START
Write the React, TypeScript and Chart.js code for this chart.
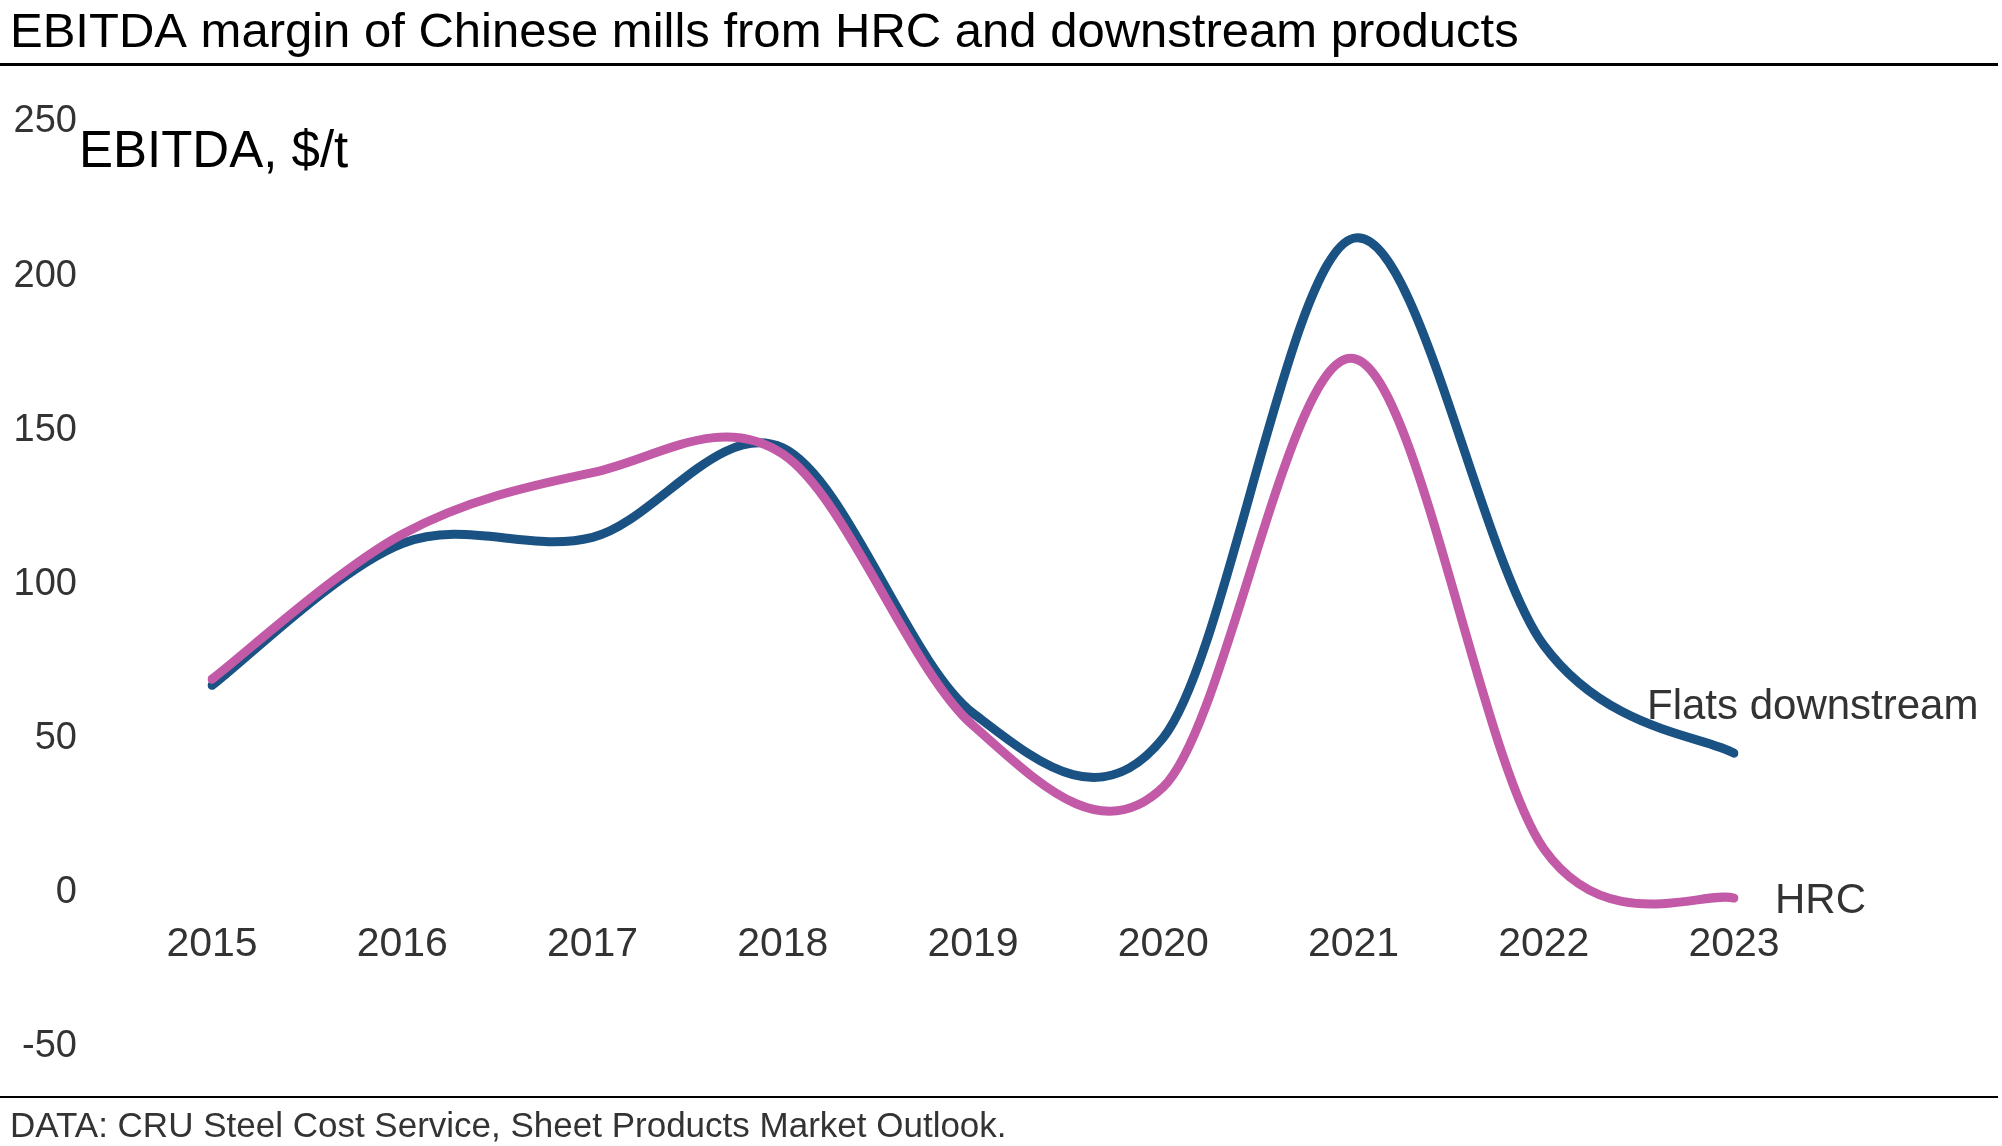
import React, { useEffect, useRef } from "react";
import { Chart, registerables } from "chart.js";

Chart.register(...registerables);

// ---- data ----
const years = ["2015", "2016", "2017", "2018", "2019", "2020", "2021", "2022", "2023"];
const flatsDownstream = [66, 112, 114, 143, 57, 49, 211, 79, 44];
const hrc = [68, 115, 135, 141, 53, 33, 172, 13, -3];
const yMin = -50;
const yMax = 250;
const yStep = 50;

const seriesNames = ["Flats downstream", "HRC"];
const titleText = "EBITDA margin of Chinese mills from HRC and downstream products";
const yTitleText = "EBITDA, $/t";
const sourceText = "DATA: CRU Steel Cost Service, Sheet Products Market Outlook.";

const BLUE = "#1a5284";
const PINK = "#c25aa8";
const FONT = '"Liberation Sans", Arial, sans-serif';

const W = 2002;
const H = 1146;

// Uniform Catmull-Rom smoothing (spreadsheet-style "smoothed line"),
// computed from the pixel positions the chart's scales gave each point.
const smoothPlugin = {
  id: "catmullRom",
  beforeDatasetDraw(chart: any, args: any) {
    const meta = args.meta;
    const line = meta && meta.dataset;
    const pts = meta && meta.data;
    if (!line || !pts || pts.length < 2) return;
    if (typeof line.updateControlPoints === "function") {
      line.updateControlPoints(chart.chartArea, meta.iScale ? meta.iScale.axis : "x");
    }
    const n = pts.length;
    for (let i = 0; i < n; i++) {
      const p = pts[i];
      const prev = pts[Math.max(0, i - 1)];
      const next = pts[Math.min(n - 1, i + 1)];
      const dx = (next.x - prev.x) / 6;
      const dy = (next.y - prev.y) / 6;
      p.cp1x = p.x - dx;
      p.cp1y = p.y - dy;
      p.cp2x = p.x + dx;
      p.cp2y = p.y + dy;
    }
    line._pointsUpdated = true;
    line._path = undefined;
  },
};

const decorPlugin = {
  id: "decor",
  afterDraw(chart: any) {
    const ctx = chart.ctx;
    ctx.save();
    ctx.textAlign = "left";
    ctx.textBaseline = "alphabetic";
    // title
    ctx.fillStyle = "#000";
    ctx.font = `49px ${FONT}`;
    ctx.fillText(titleText, 10, 47);
    ctx.fillRect(0, 63, 1998, 3);
    // y title
    ctx.font = `51px ${FONT}`;
    ctx.fillText(yTitleText, 79, 167);
    // bottom rule + source
    ctx.fillRect(0, 1096, 1998, 2);
    ctx.fillStyle = "#333";
    ctx.font = `35px ${FONT}`;
    ctx.fillText(sourceText, 10, 1137);

    // series end labels
    ctx.font = `42px ${FONT}`;
    ctx.fillStyle = "#333";
    ctx.textBaseline = "middle";
    chart.data.datasets.forEach((ds: any, i: number) => {
      const meta = chart.getDatasetMeta(i);
      const last = meta.data[meta.data.length - 1];
      if (!last) return;
      if (ds.label === seriesNames[0]) {
        ctx.fillText(ds.label, last.x - 87, last.y - 46);
      } else {
        ctx.fillText(ds.label, last.x + 41, last.y + 3);
      }
    });
    ctx.restore();
  },
};

export default function App() {
  const ref = useRef<HTMLCanvasElement | null>(null);

  useEffect(() => {
    if (!ref.current) return;
    const common = {
      borderWidth: 9,
      pointRadius: 0,
      tension: 0.4,
      borderCapStyle: "round" as const,
      borderJoinStyle: "round" as const,
      fill: false,
    };
    const chart = new Chart(ref.current, {
      type: "line",
      data: {
        labels: years,
        datasets: [
          { label: seriesNames[1], data: hrc, borderColor: PINK, ...common },
          { label: seriesNames[0], data: flatsDownstream, borderColor: BLUE, ...common },
        ],
      },
      options: {
        responsive: false,
        animation: false,
        devicePixelRatio: 1,
        events: [],
        layout: { padding: { left: 0, right: W - 1734, top: 118, bottom: H - 1043 } },
        plugins: {
          legend: { display: false },
          tooltip: { enabled: false },
          title: { display: false },
        },
        scales: {
          x: {
            type: "category",
            position: { y: 0 } as any,
            offset: false,
            grid: { display: false, drawTicks: false },
            border: { display: false },
            ticks: {
              color: "#333",
              font: { family: FONT, size: 41 },
              padding: 31,
              maxRotation: 0,
              autoSkip: false,
            },
          },
          y: {
            type: "linear",
            position: "left",
            min: yMin,
            max: yMax,
            afterFit: (s: any) => {
              s.width = 212;
              s.paddingTop = 24;
              s.paddingBottom = 24;
            },
            grid: { display: false, drawTicks: false },
            border: { display: false },
            ticks: {
              stepSize: yStep,
              color: "#333",
              font: { family: FONT, size: 38 },
              padding: 135,
              labelOffset: 4,
            },
          },
        },
      },
      plugins: [smoothPlugin, decorPlugin],
    });
    return () => chart.destroy();
  }, []);

  return (
    <div style={{ position: "fixed", left: 0, top: 0, width: W, height: H, background: "#fff" }}>
      <canvas ref={ref} width={W} height={H} style={{ width: W, height: H, display: "block" }} />
    </div>
  );
}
END
— What to do —
From the first line above to the line containing "const yStep = 50;", repeat each line exactly. Pictures stay out.

— Result of this exercise —
Write the React, TypeScript and Chart.js code for this chart.
import React, { useEffect, useRef } from "react";
import { Chart, registerables } from "chart.js";

Chart.register(...registerables);

// ---- data ----
const years = ["2015", "2016", "2017", "2018", "2019", "2020", "2021", "2022", "2023"];
const flatsDownstream = [66, 112, 114, 143, 57, 49, 211, 79, 44];
const hrc = [68, 115, 135, 141, 53, 33, 172, 13, -3];
const yMin = -50;
const yMax = 250;
const yStep = 50;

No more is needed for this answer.